Restate the material word for word and leave out anything that is a picture.
--- Start of Dataset section ---
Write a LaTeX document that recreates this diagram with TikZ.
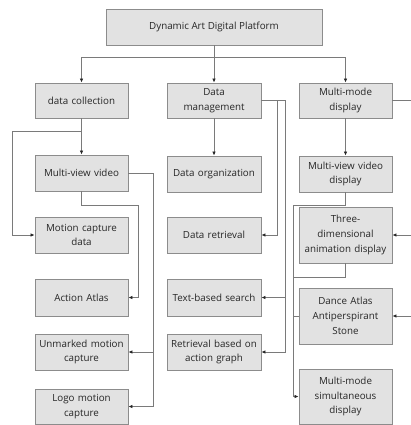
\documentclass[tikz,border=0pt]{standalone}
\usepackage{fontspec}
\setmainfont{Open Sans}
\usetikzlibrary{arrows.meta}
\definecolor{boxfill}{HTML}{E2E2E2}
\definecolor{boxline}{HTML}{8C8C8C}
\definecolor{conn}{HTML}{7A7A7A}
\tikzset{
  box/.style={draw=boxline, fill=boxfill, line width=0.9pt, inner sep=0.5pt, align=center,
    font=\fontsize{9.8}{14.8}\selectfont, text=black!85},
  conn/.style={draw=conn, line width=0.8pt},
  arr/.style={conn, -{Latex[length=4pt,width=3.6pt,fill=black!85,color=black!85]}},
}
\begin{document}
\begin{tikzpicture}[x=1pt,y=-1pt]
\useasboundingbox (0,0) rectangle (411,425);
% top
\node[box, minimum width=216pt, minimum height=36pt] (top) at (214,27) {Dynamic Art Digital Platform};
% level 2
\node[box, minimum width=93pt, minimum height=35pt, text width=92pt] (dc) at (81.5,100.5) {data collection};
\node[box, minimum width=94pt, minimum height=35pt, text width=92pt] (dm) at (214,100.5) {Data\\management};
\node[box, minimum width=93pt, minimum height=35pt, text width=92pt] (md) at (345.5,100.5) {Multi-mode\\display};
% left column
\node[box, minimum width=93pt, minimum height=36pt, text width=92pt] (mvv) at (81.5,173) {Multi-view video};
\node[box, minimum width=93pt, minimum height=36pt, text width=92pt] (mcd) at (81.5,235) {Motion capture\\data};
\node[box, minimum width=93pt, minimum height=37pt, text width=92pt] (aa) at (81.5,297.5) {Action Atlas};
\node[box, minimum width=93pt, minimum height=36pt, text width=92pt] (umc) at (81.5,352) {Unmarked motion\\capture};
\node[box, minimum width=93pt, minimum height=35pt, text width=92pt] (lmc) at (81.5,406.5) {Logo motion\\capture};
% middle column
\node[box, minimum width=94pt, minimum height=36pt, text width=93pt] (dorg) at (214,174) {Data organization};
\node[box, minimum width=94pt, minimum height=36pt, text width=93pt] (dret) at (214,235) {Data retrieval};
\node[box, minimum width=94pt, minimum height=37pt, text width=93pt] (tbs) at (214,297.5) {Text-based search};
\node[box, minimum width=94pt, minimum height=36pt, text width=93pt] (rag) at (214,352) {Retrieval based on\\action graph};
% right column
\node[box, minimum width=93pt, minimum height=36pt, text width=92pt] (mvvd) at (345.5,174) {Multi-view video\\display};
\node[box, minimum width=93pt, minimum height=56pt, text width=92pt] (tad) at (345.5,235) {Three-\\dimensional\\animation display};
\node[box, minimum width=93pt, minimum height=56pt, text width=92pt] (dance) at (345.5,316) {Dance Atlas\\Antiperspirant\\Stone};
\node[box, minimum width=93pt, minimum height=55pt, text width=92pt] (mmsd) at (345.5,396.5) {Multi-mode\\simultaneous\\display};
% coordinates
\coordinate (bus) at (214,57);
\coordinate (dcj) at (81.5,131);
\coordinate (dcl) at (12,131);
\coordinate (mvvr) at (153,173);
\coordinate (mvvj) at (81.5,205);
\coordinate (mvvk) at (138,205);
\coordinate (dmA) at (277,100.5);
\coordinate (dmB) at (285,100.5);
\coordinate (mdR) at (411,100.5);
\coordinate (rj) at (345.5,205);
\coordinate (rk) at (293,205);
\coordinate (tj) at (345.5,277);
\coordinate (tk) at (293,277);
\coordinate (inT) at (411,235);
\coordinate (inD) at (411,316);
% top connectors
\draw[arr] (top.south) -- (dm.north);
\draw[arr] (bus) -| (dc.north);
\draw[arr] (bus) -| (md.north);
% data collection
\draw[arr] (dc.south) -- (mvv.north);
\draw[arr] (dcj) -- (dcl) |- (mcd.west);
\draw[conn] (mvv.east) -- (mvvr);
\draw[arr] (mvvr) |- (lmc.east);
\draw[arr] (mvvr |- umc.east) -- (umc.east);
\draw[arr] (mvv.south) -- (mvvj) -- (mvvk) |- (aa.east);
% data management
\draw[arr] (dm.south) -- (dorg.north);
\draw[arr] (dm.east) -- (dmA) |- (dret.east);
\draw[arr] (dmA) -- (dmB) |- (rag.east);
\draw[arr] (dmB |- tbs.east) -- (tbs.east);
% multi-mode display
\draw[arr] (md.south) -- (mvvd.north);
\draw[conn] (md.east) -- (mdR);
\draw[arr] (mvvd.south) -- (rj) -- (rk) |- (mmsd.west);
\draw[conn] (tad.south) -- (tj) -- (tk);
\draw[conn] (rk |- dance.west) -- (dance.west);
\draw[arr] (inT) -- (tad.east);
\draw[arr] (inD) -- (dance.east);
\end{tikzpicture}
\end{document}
--- End of Dataset section ---
= Result for this exercise =
Write a LaTeX document that recreates this diagram with TikZ.
\documentclass[tikz,border=0pt]{standalone}
\usepackage{fontspec}
\setmainfont{Open Sans}
\usetikzlibrary{arrows.meta}
\definecolor{boxfill}{HTML}{E2E2E2}
\definecolor{boxline}{HTML}{8C8C8C}
\definecolor{conn}{HTML}{7A7A7A}
\tikzset{
  box/.style={draw=boxline, fill=boxfill, line width=0.9pt, inner sep=0.5pt, align=center,
    font=\fontsize{9.8}{14.8}\selectfont, text=black!85},
  conn/.style={draw=conn, line width=0.8pt},
  arr/.style={conn, -{Latex[length=4pt,width=3.6pt,fill=black!85,color=black!85]}},
}
\begin{document}
\begin{tikzpicture}[x=1pt,y=-1pt]
\useasboundingbox (0,0) rectangle (411,425);
% top
\node[box, minimum width=216pt, minimum height=36pt] (top) at (214,27) {Dynamic Art Digital Platform};
% level 2
\node[box, minimum width=93pt, minimum height=35pt, text width=92pt] (dc) at (81.5,100.5) {data collection};
\node[box, minimum width=94pt, minimum height=35pt, text width=92pt] (dm) at (214,100.5) {Data\\management};
\node[box, minimum width=93pt, minimum height=35pt, text width=92pt] (md) at (345.5,100.5) {Multi-mode\\display};
% left column
\node[box, minimum width=93pt, minimum height=36pt, text width=92pt] (mvv) at (81.5,173) {Multi-view video};
\node[box, minimum width=93pt, minimum height=36pt, text width=92pt] (mcd) at (81.5,235) {Motion capture\\data};
\node[box, minimum width=93pt, minimum height=37pt, text width=92pt] (aa) at (81.5,297.5) {Action Atlas};
\node[box, minimum width=93pt, minimum height=36pt, text width=92pt] (umc) at (81.5,352) {Unmarked motion\\capture};
\node[box, minimum width=93pt, minimum height=35pt, text width=92pt] (lmc) at (81.5,406.5) {Logo motion\\capture};
% middle column
\node[box, minimum width=94pt, minimum height=36pt, text width=93pt] (dorg) at (214,174) {Data organization};
\node[box, minimum width=94pt, minimum height=36pt, text width=93pt] (dret) at (214,235) {Data retrieval};
\node[box, minimum width=94pt, minimum height=37pt, text width=93pt] (tbs) at (214,297.5) {Text-based search};
\node[box, minimum width=94pt, minimum height=36pt, text width=93pt] (rag) at (214,352) {Retrieval based on\\action graph};
% right column
\node[box, minimum width=93pt, minimum height=36pt, text width=92pt] (mvvd) at (345.5,174) {Multi-view video\\display};
\node[box, minimum width=93pt, minimum height=56pt, text width=92pt] (tad) at (345.5,235) {Three-\\dimensional\\animation display};
\node[box, minimum width=93pt, minimum height=56pt, text width=92pt] (dance) at (345.5,316) {Dance Atlas\\Antiperspirant\\Stone};
\node[box, minimum width=93pt, minimum height=55pt, text width=92pt] (mmsd) at (345.5,396.5) {Multi-mode\\simultaneous\\display};
% coordinates
\coordinate (bus) at (214,57);
\coordinate (dcj) at (81.5,131);
\coordinate (dcl) at (12,131);
\coordinate (mvvr) at (153,173);
\coordinate (mvvj) at (81.5,205);
\coordinate (mvvk) at (138,205);
\coordinate (dmA) at (277,100.5);
\coordinate (dmB) at (285,100.5);
\coordinate (mdR) at (411,100.5);
\coordinate (rj) at (345.5,205);
\coordinate (rk) at (293,205);
\coordinate (tj) at (345.5,277);
\coordinate (tk) at (293,277);
\coordinate (inT) at (411,235);
\coordinate (inD) at (411,316);
% top connectors
\draw[arr] (top.south) -- (dm.north);
\draw[arr] (bus) -| (dc.north);
\draw[arr] (bus) -| (md.north);
% data collection
\draw[arr] (dc.south) -- (mvv.north);
\draw[arr] (dcj) -- (dcl) |- (mcd.west);
\draw[conn] (mvv.east) -- (mvvr);
\draw[arr] (mvvr) |- (lmc.east);
\draw[arr] (mvvr |- umc.east) -- (umc.east);
\draw[arr] (mvv.south) -- (mvvj) -- (mvvk) |- (aa.east);
% data management
\draw[arr] (dm.south) -- (dorg.north);
\draw[arr] (dm.east) -- (dmA) |- (dret.east);
\draw[arr] (dmA) -- (dmB) |- (rag.east);
\draw[arr] (dmB |- tbs.east) -- (tbs.east);
% multi-mode display
\draw[arr] (md.south) -- (mvvd.north);
\draw[conn] (md.east) -- (mdR);
\draw[arr] (mvvd.south) -- (rj) -- (rk) |- (mmsd.west);
\draw[conn] (tad.south) -- (tj) -- (tk);
\draw[conn] (rk |- dance.west) -- (dance.west);
\draw[arr] (inT) -- (tad.east);
\draw[arr] (inD) -- (dance.east);
\end{tikzpicture}
\end{document}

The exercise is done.